Resurrecting the ancients: ‘Emotions’ at the Acropolis Museum

By Daphne Chouliaraki Milner


If I asked you to imagine what the ancient Greeks would have been like, what would spring to mind? The legendary Hercules? The mythical Theseus? Socrates and Plato debating under the Acropolis? Brad Pitt in Troy? With the survival of epic literary masterpieces like The Iliad and The Odyssey and, more recently, with films like Troy, 300, Clash of the Titans and even Disney’s Hercules this is no surprise. Our conception of ancient Greece is defined through the grand ideas and magnificent stories that are still being retold today. Imagining your average ancient Greek citizen is surprisingly hard.

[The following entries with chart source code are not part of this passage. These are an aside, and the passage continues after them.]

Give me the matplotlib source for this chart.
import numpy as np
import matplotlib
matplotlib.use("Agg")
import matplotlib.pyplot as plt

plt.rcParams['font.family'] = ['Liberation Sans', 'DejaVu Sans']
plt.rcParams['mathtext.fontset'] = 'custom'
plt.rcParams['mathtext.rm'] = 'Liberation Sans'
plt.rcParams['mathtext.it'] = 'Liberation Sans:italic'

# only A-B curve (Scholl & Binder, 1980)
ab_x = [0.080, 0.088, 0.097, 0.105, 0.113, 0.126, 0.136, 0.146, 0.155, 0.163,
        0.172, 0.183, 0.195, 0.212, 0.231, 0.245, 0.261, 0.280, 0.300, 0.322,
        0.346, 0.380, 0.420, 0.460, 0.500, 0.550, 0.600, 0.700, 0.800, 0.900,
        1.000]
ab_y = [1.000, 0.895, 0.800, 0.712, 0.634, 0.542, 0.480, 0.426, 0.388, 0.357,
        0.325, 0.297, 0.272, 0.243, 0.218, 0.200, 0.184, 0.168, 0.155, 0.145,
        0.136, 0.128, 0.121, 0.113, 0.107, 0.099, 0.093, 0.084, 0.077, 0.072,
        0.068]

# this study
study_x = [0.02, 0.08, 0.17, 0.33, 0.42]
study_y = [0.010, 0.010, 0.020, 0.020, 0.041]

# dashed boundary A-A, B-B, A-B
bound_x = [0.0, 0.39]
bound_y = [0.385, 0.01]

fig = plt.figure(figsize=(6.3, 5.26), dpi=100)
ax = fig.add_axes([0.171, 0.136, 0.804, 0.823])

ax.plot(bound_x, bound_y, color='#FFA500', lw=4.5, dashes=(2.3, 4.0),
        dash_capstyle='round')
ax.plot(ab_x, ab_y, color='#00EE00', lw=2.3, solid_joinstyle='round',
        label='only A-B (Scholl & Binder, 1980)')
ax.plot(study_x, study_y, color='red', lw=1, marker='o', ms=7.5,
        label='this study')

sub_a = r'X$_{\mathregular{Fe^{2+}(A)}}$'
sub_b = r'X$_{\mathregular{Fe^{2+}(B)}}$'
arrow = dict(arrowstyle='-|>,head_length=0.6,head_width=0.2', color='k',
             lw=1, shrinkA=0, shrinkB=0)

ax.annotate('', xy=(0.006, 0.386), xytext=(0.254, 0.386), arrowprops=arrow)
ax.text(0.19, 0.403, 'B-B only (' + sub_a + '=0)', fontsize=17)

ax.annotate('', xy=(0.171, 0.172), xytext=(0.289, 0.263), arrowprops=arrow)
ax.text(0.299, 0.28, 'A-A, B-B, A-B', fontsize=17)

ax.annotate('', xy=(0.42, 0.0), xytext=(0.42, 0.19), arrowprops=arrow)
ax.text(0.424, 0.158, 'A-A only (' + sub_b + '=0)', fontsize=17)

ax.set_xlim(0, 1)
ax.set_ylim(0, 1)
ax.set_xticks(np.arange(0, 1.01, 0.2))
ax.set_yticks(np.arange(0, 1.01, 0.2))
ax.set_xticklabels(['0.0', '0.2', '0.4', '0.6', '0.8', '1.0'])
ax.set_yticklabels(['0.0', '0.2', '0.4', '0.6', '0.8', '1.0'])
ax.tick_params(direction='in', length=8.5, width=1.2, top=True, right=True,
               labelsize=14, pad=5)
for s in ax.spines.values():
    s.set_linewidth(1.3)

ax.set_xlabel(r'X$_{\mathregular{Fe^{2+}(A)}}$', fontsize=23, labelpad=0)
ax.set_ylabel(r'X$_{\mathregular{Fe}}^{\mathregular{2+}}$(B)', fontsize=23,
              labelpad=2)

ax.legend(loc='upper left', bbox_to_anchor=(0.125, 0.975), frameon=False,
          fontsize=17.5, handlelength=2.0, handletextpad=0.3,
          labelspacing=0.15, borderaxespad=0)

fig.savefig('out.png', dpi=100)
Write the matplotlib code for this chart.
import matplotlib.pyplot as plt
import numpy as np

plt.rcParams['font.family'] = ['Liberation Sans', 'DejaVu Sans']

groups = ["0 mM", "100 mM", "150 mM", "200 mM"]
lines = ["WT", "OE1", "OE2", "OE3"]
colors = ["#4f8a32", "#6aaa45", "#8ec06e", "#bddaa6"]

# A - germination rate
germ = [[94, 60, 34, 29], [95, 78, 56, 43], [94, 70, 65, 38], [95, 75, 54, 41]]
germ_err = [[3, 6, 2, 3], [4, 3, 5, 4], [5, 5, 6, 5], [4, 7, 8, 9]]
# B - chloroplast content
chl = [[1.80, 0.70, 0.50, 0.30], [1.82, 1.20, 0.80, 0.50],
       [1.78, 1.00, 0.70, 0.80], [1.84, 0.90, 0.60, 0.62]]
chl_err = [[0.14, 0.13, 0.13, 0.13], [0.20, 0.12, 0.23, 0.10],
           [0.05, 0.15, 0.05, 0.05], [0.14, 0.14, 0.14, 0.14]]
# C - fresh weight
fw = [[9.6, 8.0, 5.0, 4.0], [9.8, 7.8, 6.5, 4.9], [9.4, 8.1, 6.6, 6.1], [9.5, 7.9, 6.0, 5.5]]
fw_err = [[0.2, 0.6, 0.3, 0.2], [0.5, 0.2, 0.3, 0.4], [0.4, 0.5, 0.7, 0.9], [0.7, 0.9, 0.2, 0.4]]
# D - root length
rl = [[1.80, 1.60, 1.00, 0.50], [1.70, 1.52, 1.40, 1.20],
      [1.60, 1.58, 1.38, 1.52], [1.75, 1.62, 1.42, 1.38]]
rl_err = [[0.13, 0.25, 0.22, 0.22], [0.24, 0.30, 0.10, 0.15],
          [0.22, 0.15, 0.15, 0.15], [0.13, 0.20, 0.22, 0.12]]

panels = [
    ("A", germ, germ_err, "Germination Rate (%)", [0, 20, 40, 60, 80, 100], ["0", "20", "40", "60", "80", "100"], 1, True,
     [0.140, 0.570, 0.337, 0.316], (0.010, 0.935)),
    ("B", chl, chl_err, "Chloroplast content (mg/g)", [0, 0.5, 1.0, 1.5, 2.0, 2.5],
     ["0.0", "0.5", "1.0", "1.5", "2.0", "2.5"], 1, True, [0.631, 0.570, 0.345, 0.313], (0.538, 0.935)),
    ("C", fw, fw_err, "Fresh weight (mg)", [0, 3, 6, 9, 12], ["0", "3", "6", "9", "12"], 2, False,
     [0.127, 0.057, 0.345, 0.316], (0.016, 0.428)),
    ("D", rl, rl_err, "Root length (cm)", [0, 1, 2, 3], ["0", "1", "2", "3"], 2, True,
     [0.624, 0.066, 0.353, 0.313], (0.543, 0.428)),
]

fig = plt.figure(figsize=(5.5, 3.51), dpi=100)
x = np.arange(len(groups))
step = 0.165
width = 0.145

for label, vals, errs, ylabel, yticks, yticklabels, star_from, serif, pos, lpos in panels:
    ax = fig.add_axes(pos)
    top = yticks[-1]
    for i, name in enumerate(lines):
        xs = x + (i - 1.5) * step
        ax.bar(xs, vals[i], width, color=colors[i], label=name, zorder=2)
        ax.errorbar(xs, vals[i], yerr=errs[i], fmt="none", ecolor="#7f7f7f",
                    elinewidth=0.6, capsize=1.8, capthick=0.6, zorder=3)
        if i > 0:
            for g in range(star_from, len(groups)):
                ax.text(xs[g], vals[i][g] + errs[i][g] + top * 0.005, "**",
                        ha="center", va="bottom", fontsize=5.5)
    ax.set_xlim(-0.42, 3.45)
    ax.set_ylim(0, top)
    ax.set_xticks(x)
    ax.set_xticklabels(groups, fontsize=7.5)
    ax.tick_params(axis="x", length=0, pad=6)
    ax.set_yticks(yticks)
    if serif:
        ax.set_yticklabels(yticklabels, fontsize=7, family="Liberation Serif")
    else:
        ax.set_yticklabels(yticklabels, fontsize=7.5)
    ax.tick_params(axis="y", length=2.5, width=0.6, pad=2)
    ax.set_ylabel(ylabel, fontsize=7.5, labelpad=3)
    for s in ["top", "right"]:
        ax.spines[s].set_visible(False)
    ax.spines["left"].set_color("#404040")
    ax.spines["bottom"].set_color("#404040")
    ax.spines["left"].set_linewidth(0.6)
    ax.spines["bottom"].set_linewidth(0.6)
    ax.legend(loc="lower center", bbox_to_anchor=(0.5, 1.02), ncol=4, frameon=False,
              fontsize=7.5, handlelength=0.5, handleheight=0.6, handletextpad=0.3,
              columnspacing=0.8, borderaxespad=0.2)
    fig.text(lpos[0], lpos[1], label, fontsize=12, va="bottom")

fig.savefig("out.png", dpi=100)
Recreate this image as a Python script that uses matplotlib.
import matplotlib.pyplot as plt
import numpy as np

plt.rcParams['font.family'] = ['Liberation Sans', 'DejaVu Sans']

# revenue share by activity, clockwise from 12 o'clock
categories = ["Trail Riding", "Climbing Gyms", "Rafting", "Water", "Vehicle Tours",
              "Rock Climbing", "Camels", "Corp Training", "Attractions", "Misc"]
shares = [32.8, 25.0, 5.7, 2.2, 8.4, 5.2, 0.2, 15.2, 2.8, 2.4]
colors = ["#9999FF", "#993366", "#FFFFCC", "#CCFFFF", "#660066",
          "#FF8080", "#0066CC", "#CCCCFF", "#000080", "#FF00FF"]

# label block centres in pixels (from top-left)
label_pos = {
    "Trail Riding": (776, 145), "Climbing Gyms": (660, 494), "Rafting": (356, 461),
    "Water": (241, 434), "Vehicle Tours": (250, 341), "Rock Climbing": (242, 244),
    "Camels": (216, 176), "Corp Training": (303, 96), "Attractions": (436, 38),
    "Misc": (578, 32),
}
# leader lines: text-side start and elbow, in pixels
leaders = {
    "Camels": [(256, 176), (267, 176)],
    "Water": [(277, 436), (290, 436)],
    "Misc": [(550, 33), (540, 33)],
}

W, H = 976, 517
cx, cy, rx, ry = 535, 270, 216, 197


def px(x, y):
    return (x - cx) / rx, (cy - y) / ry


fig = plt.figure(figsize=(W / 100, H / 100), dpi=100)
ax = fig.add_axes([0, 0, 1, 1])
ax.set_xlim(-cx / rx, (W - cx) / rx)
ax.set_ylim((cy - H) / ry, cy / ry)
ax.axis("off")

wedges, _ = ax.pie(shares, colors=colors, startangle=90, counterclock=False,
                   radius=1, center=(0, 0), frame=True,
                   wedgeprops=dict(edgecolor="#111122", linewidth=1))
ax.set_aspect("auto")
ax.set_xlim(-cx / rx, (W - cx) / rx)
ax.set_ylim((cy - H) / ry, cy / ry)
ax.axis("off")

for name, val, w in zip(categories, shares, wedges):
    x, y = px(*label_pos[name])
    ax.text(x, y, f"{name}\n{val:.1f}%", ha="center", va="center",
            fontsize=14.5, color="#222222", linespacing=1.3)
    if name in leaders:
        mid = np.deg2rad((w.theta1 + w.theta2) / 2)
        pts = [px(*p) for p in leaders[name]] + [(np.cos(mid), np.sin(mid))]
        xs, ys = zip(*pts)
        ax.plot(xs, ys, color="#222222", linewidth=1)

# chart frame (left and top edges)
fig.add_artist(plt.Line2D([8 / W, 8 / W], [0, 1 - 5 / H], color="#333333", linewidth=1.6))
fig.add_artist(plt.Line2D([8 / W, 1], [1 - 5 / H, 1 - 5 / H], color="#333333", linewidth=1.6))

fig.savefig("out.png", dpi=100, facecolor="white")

The ‘Emotions’ exhibition currently on display at the Acropolis Museum challenges these narratives. Curated by Professors Angelos Chaniotis and Ioannis Mylonopoulos, as well as Nikos Kaltsas honorary director of the National Archaeological Museum, the exhibition relays a different story about who the ancients were and how they connected with each other and to the world around them. Here, the ancients are not merely seen through glorious objects or sites of antiquity. They appear as human beings who experience diverse emotions and express them in different ways depending on where they are and who they relate to. The household, sanctuary, cemetery, agora and battlefield are the main social spaces through which the exhibition explores the lives of these long-dead people. Engravings of children playing with toys, sculptures of mothers and daughters mourning together, paintings of men enjoying a symposium or soldiers killing each other in battle, bring to life ordinary interactions between soldier and enemy, master and slave, owner and pet, god and worshipper.  

Love, lust, pain, grief, rage and revenge unfold through the 129 objects, sculptures and paintings that this exhibition has brought to Athens from the Onassis Cultural Center in New York. Take this inscription on an ancient funerary stele on display at the exhibition. It is written from the perspective of a piglet that died in a traffic accident:

‘I crossed every land with my own feet, alone, undefeated. But now I have left the light because of the violence of the wheels’.

Here, we see a family mourning and commemorating their beloved pet through the written gesture. The family personify their pet by giving it a voice and imagining how it would’ve wanted to be remembered. This highly empathetic expression of grief conjures a world regarded as distant and long gone. It tells us that the ancients were not all epic demi-gods, but that they loved, cared for and mourned their pets much like we do today.

Beyond captivating instances of daily life, the exhibition also offers a broader definition of history. It tells us that history is not only a chronology of events but, crucially a series of minor encounters and small narratives. ‘As a historian, I prefer stories from history’ says the curator, Angelos Chaniotis, who teaches Ancient History and Classics at Princeton University. What Chaniotis wanted to achieve with this exhibition was to tell a story with a beginning, a middle and an end. A story that is interested in people rather than grand, epochal changes.

The exhibition successfully illustrates these modest, individual stories and sheds a new light on the ancient Greeks. The Athenians were not just a democratic polis, a theatrical stage or a legendary army, but also a community that experienced and expressed complex and nuanced emotions. Heartbreak or betrayal: the ancients may have been from a different time, but their existence was not unlike ours today. Despite the apparent differences - and I can’t say I imagine many resemblances between myself and Hercules - the exhibition shows us that emotions remain a thread tying cultures, countries, religions and even historical periods together.